An empowerment carries in itself a great force, a powerful blessing, and an important manifestation of compassion. The benefit of the empowerment obtained by the disciple largely depends, however, on the observance of sacred commitments accompanying it. It is said that if commitments are respected, the disciple will obtain liberation, if they are transgressed, the disciple will fall into inferior realms. To understand how crucial these commitments are in the Vajrayana, it is said that a follower of this path is like a snake trapped in a bamboo stalk. There are only two possibilities, to ascend or descend; exiting on the side is impossible. In the same way, the Vajrayana practitioner, whether respecting or transgressing the samayas from the empowerments he or she has received, can only ascend or descend without choice of a third path.

The three doors are the body, speech, and mind of ordinary beings. The three vajras are the Awakened body, speech, and mind.
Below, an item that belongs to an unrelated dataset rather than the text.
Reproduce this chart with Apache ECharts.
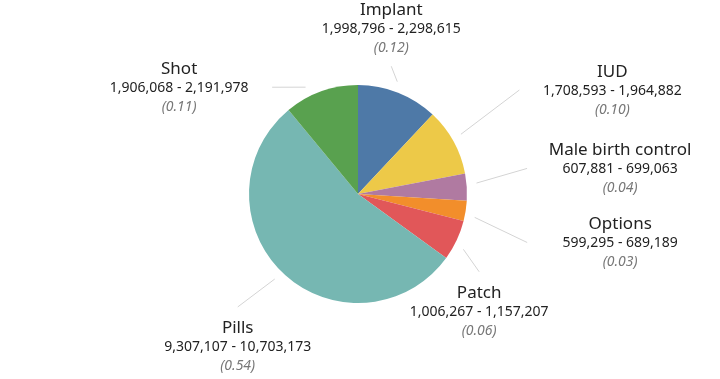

From a certain point of view, the commitments of the Vajrayana may appear impossible to observe, because there are so many. The major monastic ordination already has a relatively important number of rules, 253 rules for the monks (bhiksu) and 440 for the nun (bhiksum). Some tantric texts claim that there are no less than 10,100,000 samayas related to the Vajrayana practice! However, when one understands the function of the Vajrayana and even more when one is truly committed to its practice, things appear easier. Indeed, it is said that the identification of our three doors to the three vajras of the deity is enough for the observance of the 10,100,000 samayas. This means that all commitments are maintained to the extent that one’s body is assimilated to the deity’s body,  one’s speech to the mantra, and one’s mind to the meditative absorption (Sanskrit, samadhi).